Baccalà Mantecato
One of my friends’ mother is a really good cook, and whenever I meet her, we always exchange recipes. As a thoroughbred Italian, she knows everything worth knowing about Italian ways of cooking, but once I got the better of her. She had asked, how I prepared Baccalà or dried salted cod, and when I told her, I boiled it in milk with garlic and served it as mash on a piece of toasted bread, she looked crestfallen. That was the most unsavoury, unitalian recipe, she had ever heard of, until I took one of her cookbooks from the shelf and showed her the description of Baccalà Mantecato.

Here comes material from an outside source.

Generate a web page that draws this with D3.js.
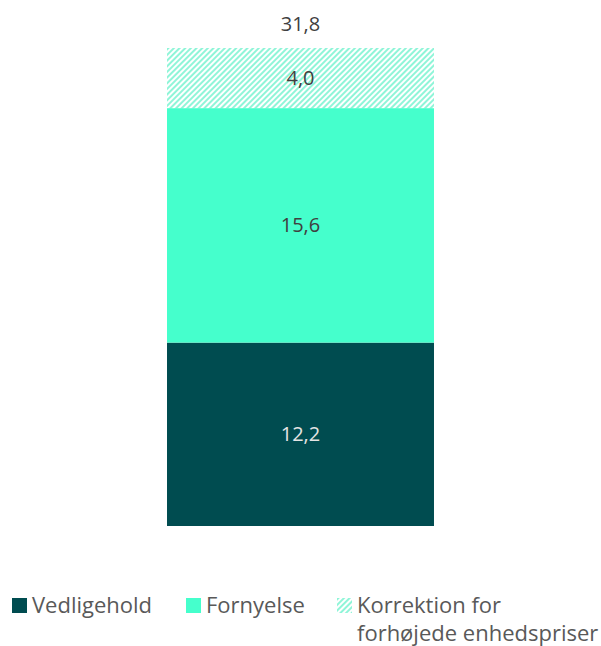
<!DOCTYPE html>
<html>
<head>
<meta charset="utf-8">
<script src="https://d3js.org/d3.v7.min.js"></script>
<style>
    body { margin: 0; background: #fff; }
    svg { font-family: "Open Sans", sans-serif; }
    .val { font-size: 20px; fill: #404040; text-anchor: middle; }
    .legend text { font-size: 22px; fill: #595959; }
</style>
</head>
<body>
<script>
    // data
    var seriesNames = ["Vedligehold", "Fornyelse", "Korrektion for forhøjede enhedspriser"];
    var seriesValues = [12.2, 15.6, 4.0];
    var valueLabels = ["12,2", "15,6", "4,0"];
    var totalLabel = "31,8";
    var category = ["Total"];

    var width = 601, height = 646;
    var colors = ["#004c50", "#45ffcc", "hatch"];
    var labelColors = ["#e4e4e4", "#404040", "#404040"];

    var svg = d3.select("body").append("svg")
        .attr("width", width)
        .attr("height", height);

    // hatch pattern
    var defs = svg.append("defs");
    var pat = defs.append("pattern")
        .attr("id", "hatch")
        .attr("patternUnits", "userSpaceOnUse")
        .attr("width", 4)
        .attr("height", 4)
        .attr("patternTransform", "rotate(45)");
    pat.append("rect").attr("width", 4).attr("height", 4).attr("fill", "#ffffff");
    pat.append("rect").attr("width", 2).attr("height", 4).attr("fill", "#8ff5d8");

    var x = d3.scaleBand().domain(category).range([100, 501]).paddingInner(0).paddingOuter(0.251);
    var total = d3.sum(seriesValues);
    var y = d3.scaleLinear().domain([0, total]).range([526, 48]);

    // stack
    var stacked = [];
    var acc = 0;
    seriesValues.forEach(function(v, i) {
        stacked.push({ name: seriesNames[i], y0: acc, y1: acc + v, label: valueLabels[i], i: i });
        acc += v;
    });

    var bars = svg.append("g");
    bars.selectAll("rect")
        .data(stacked)
        .enter()
        .append("rect")
        .attr("x", x("Total"))
        .attr("width", x.bandwidth())
        .attr("y", function(d) { return y(d.y1); })
        .attr("height", function(d) { return y(d.y0) - y(d.y1); })
        .attr("fill", function(d) { return colors[d.i] == "hatch" ? "url(#hatch)" : colors[d.i]; });

    bars.selectAll("text")
        .data(stacked)
        .enter()
        .append("text")
        .attr("class", "val")
        .attr("x", x("Total") + x.bandwidth() / 2)
        .attr("y", function(d) { return (y(d.y0) + y(d.y1)) / 2 + 7; })
        .style("fill", function(d) { return labelColors[d.i]; })
        .text(function(d) { return d.label; });

    svg.append("text")
        .attr("class", "val")
        .attr("x", x("Total") + x.bandwidth() / 2)
        .attr("y", y(total) - 17)
        .text(totalLabel);

    // legend
    var legend = svg.append("g").attr("class", "legend");
    var legX = [12, 186, 337];
    seriesNames.forEach(function(n, i) {
        var g = legend.append("g").attr("transform", "translate(" + legX[i] + ",598)");
        g.append("rect")
            .attr("width", 15).attr("height", 15)
            .attr("fill", colors[i] == "hatch" ? "url(#hatch)" : colors[i]);
        var t = g.append("text").attr("x", 20).attr("y", 15);
        if (i == 2) {
            t.append("tspan").attr("x", 20).text("Korrektion for");
            t.append("tspan").attr("x", 20).attr("dy", 28).text("forhøjede enhedspriser");
        } else {
            t.text(n);
        }
    });
</script>
</body>
</html>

She still maintains that Veneto is so far north that their specialities might as well be stranieri, but I’m sure she would like the antipasti, if she had a chance to taste it. Everybody else does.
Ingredients
200 g of baccalà or stoccafisso (dried salted fish)
1 peeled potato
1 glass of milk
2 cloves of garlic
2 anchovies
Juice of ½ lemon
Olive oil
Capers or olives
Rosemary or parsley
Preparation
Soak the dried fish in water for 24 hours or more until the meat is soft and the salt has been washed out. Change the water at reasonable intervals.
Boil the fish for 30 minutes and let it cool in the water. Remove skin and bones.
Cut the potato in small pieces and boil it with garlic. According to some recipes the potatoes should be boiled in milk from the beginning, but I find that it burns too easily.
When the potatoes are tender, drain off the water; add anchovies, baccalà and milk, and bring the mixture to the boil, while you stir vigorously with a wooden spoon.
Mash the ingredients to a paste adding lemon juice and/or olive oil, if necessary.
Sprinkle with black olives, capers, parsley or rosemary before serving with toasted bread and a dripping of olive oil.